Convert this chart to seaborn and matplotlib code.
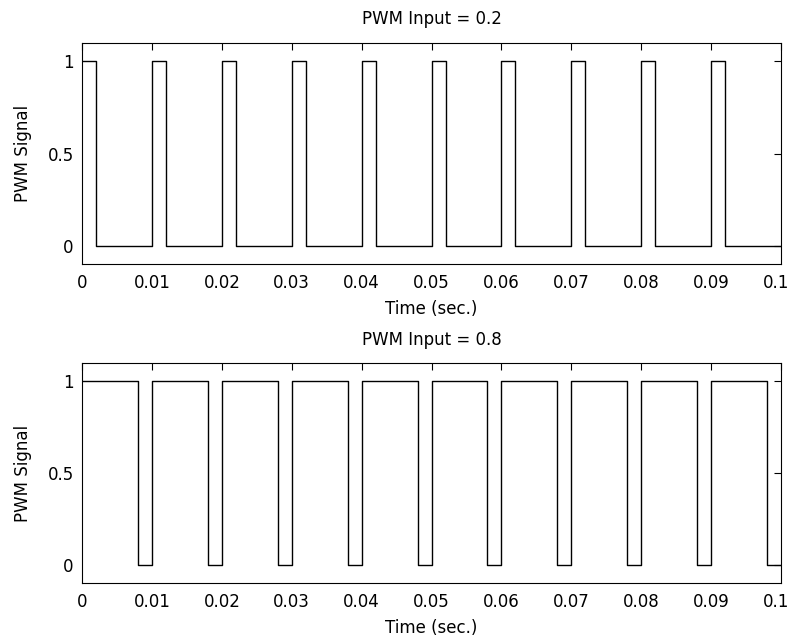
import matplotlib
matplotlib.use('Agg')
import matplotlib.pyplot as plt
import matplotlib.transforms as mtransforms
import seaborn as sns
import pandas as pd

# switching instants (sec.) and level after each instant
top_t = [0, 0.002, 0.01, 0.012, 0.02, 0.022, 0.03, 0.032, 0.04, 0.042,
         0.05, 0.052, 0.06, 0.062, 0.07, 0.072, 0.08, 0.082, 0.09, 0.092, 0.1]
top_v = [1, 0, 1, 0, 1, 0, 1, 0, 1, 0, 1, 0, 1, 0, 1, 0, 1, 0, 1, 0, 0]

bot_t = [0, 0.008, 0.01, 0.018, 0.02, 0.028, 0.03, 0.038, 0.04, 0.048,
         0.05, 0.058, 0.06, 0.068, 0.07, 0.078, 0.08, 0.088, 0.09, 0.098, 0.1]
bot_v = [1, 0, 1, 0, 1, 0, 1, 0, 1, 0, 1, 0, 1, 0, 1, 0, 1, 0, 1, 0, 0]

titles = ['PWM Input = 0.2', 'PWM Input = 0.8']
xticks = [0, 0.01, 0.02, 0.03, 0.04, 0.05, 0.06, 0.07, 0.08, 0.09, 0.1]
xticklabels = ['0', '0.01', '0.02', '0.03', '0.04', '0.05', '0.06', '0.07', '0.08', '0.09', '0.1']
yticks = [0, 0.5, 1]
yticklabels = ['0', '0.5', '1']

sns.set_style('white')
plt.rcParams['font.family'] = ['DejaVu Sans']
plt.rcParams['text.color'] = 'black'
plt.rcParams['axes.labelcolor'] = 'black'

fs = 12

fig = plt.figure(figsize=(7.91, 6.43), dpi=100)
ax1 = fig.add_axes([0.1037, 0.5894, 0.8837, 0.3437])
ax2 = fig.add_axes([0.1037, 0.0933, 0.8837, 0.3422])

for ax, t, v, title, tpad in [(ax1, top_t, top_v, titles[0], 14),
                              (ax2, bot_t, bot_v, titles[1], 13)]:
    df = pd.DataFrame({'t': t, 'v': v})
    sns.lineplot(data=df, x='t', y='v', ax=ax, estimator=None, sort=False,
                 drawstyle='steps-post', color='black', linewidth=1.0)
    ax.set_xlim(0, 0.1)
    ax.set_ylim(-0.1, 1.1)
    ax.set_xticks(xticks)
    ax.set_xticklabels(xticklabels)
    ax.set_yticks(yticks)
    ax.set_yticklabels(yticklabels)
    ax.tick_params(direction='in', length=5, width=0.8, colors='black',
                   top=True, right=True, labelsize=fs)
    ax.tick_params(axis='x', pad=7)
    ax.tick_params(axis='y', pad=6)
    for s in ax.spines.values():
        s.set_color('black')
        s.set_linewidth(0.8)
    ax.set_title(title, fontsize=fs, pad=tpad)
    ax.set_xlabel('Time (sec.)', fontsize=fs, labelpad=6)
    ax.set_ylabel('PWM Signal', fontsize=fs, labelpad=11)
    # nudge the last tick label so it stays inside the figure
    last = ax.get_xticklabels()[-1]
    last.set_transform(last.get_transform() +
                       mtransforms.ScaledTranslation(-0.05, 0, fig.dpi_scale_trans))

fig.savefig('out.png', dpi=100)
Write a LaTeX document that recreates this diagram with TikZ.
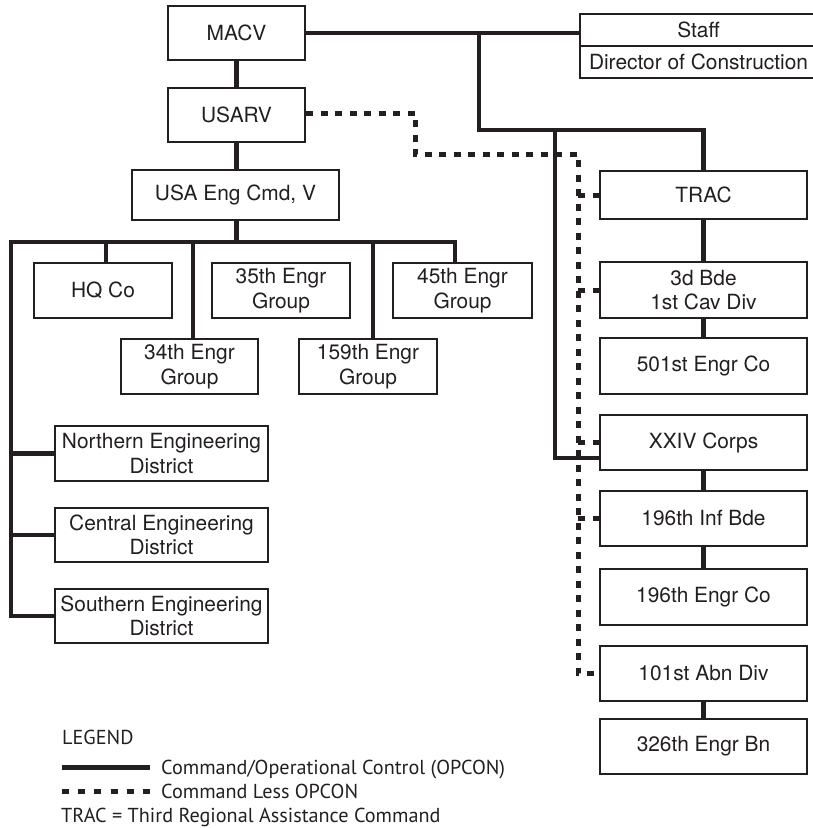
\documentclass[tikz,border=0pt]{standalone}
\usepackage{fontspec}
\setmainfont{TeX Gyre Heros}
\newfontfamily\legendfont{PT Sans}
\usetikzlibrary{calc}
\definecolor{ink}{RGB}{35,31,32}
\begin{document}
\begin{tikzpicture}[x=1pt,y=-1pt,
  box/.style={draw=ink, line width=2.2pt, fill=white, inner sep=0pt, align=center,
    font=\fontsize{20.9}{24.5}\selectfont, text=ink},
  cmd/.style={line width=4.6pt, draw=ink},
  opc/.style={line width=5pt, draw=ink, dash pattern=on 7pt off 7.5pt},
  legtext/.style={font=\legendfont\fontsize{20.2}{24}\selectfont, anchor=west,
    inner sep=0pt, text=ink, text height=14pt, text depth=0pt}]
\useasboundingbox (0,0) rectangle (813,828);

% top chain
\node[box, minimum width=137pt, minimum height=54pt] (macv) at (236.5,33) {MACV};
\node[box, minimum width=137pt, minimum height=54pt] (usarv) at (236.5,115) {USARV};
\node[box, minimum width=207pt, minimum height=50pt] (engcmd) at (235.5,195) {USA Eng Cmd, V};

% staff box (cut at the right edge)
\begin{scope}
\clip (0,0) rectangle (813,828);
\node[box, minimum width=237pt, minimum height=32pt] (staff) at (698.5,30) {Staff};
\node[box, minimum width=237pt, minimum height=32pt] (doc) at (698.5,62) {Director of Construction};
\end{scope}

% right column
\node[box, minimum width=207pt, minimum height=48pt] (trac) at (703.5,195) {TRAC};
\node[box, minimum width=207pt, minimum height=56pt] (bde3) at (703.5,290) {3d Bde\\1st Cav Div};
\node[box, minimum width=207pt, minimum height=56pt] (e501) at (703.5,366) {501st Engr Co};
\node[box, minimum width=207pt, minimum height=55pt] (xxiv) at (703.5,442.5) {XXIV Corps};
\node[box, minimum width=207pt, minimum height=55pt] (inf196) at (703.5,518.5) {196th Inf Bde};
\node[box, minimum width=207pt, minimum height=56pt] (e196) at (703.5,597) {196th Engr Co};
\node[box, minimum width=207pt, minimum height=55pt] (abn101) at (703.5,673.5) {101st Abn Div};
\node[box, minimum width=207pt, minimum height=55pt] (e326) at (703.5,746.5) {326th Engr Bn};

% left groups
\node[box, minimum width=138pt, minimum height=55pt] (hq) at (103,290.5) {HQ Co};
\node[box, minimum width=138pt, minimum height=55pt] (g35) at (281,290.5) {35th Engr\\Group};
\node[box, minimum width=139pt, minimum height=55pt] (g45) at (462.5,290.5) {45th Engr\\Group};
\node[box, minimum width=137pt, minimum height=55pt] (g34) at (189.5,366.5) {34th Engr\\Group};
\node[box, minimum width=138pt, minimum height=55pt] (g159) at (368,366.5) {159th Engr\\Group};
\node[box, minimum width=213pt, minimum height=55pt] (ned) at (161.5,453.5) {Northern Engineering\\District};
\node[box, minimum width=213pt, minimum height=54pt] (ced) at (161.5,535) {Central Engineering\\District};
\node[box, minimum width=213pt, minimum height=54pt] (sed) at (161.5,616) {Southern Engineering\\District};

% command lines
\draw[cmd] (macv.south) -- (usarv.north);
\draw[cmd] (usarv.south) -- (usarv.south |- engcmd.north);
\coordinate (barL) at (11,242);
\coordinate (barR) at (455,242);
\draw[cmd] (engcmd.south -| usarv.south) -- (usarv.south |- barL);
\draw[cmd] (g45.north -| barR) -- (barR) -- (barL) -- (barL |- sed.west) -- (sed.west);
\draw[cmd] (barL |- ned.west) -- (ned.west);
\draw[cmd] (barL |- ced.west) -- (ced.west);
\draw[cmd] ([xshift=3pt]hq.north) -- ([xshift=3pt]hq.north |- barL);
\draw[cmd] ([xshift=3.5pt]g34.north) -- ([xshift=3.5pt]g34.north |- barL);
\draw[cmd] ([xshift=5pt]g159.north) -- ([xshift=5pt]g159.north |- barL);

\coordinate (ja) at (479,130);
\coordinate (jb) at (555,130);
\coordinate (xl) at ([yshift=-15.5pt]xxiv.west);
\draw[cmd] (macv.east) -- (macv.east -| staff.west);
\draw[cmd] (macv.east -| ja) -- (ja) -- (ja -| trac.north) -- (trac.north);
\draw[cmd] (jb) -- (jb |- xl) -- (xl);
\draw[cmd] (trac.south) -- (bde3.north);
\draw[cmd] (bde3.south) -- (e501.north);
\draw[cmd] (xxiv.south) -- (inf196.north);
\draw[cmd] (inf196.south) -- (e196.north);
\draw[cmd] (abn101.south) -- (e326.north);

% command less OPCON
\coordinate (da) at (415,113);
\coordinate (db) at (415,154);
\coordinate (dc) at (578,154);
\draw[opc] (usarv.east |- da) -- (da) -- (db) -- (dc) -- (dc |- abn101.west) -- (abn101.west);
\foreach \n in {trac,bde3,xxiv,inf196} \draw[opc] (dc |- \n.west) -- (\n.west);

% legend
\node[legtext] (leg) at (62,737) {LEGEND};
\coordinate (s1) at (62,767);
\coordinate (s2) at (150,767);
\draw[line width=5pt, draw=ink] (s1) -- (s2);
\node[legtext] (l1) at (161,767) {Command/Operational Control (OPCON)};
\coordinate (t1) at (62,791);
\coordinate (t2) at (150,791);
\draw[line width=5pt, draw=ink, dash pattern=on 7pt off 9.2pt] (t1) -- (t2);
\node[legtext] (l2) at (161,791) {Command Less OPCON};
\node[legtext] (l3) at (61,815) {TRAC = Third Regional Assistance Command};
\end{tikzpicture}
\end{document}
▬▬▬▬▬▬
* **TASK DESCRIPTION**:
Read the entries and select each line where the word "seaborn" is found.

* **EXERCISE RESULT**:
Convert this chart to seaborn and matplotlib code.
import seaborn as sns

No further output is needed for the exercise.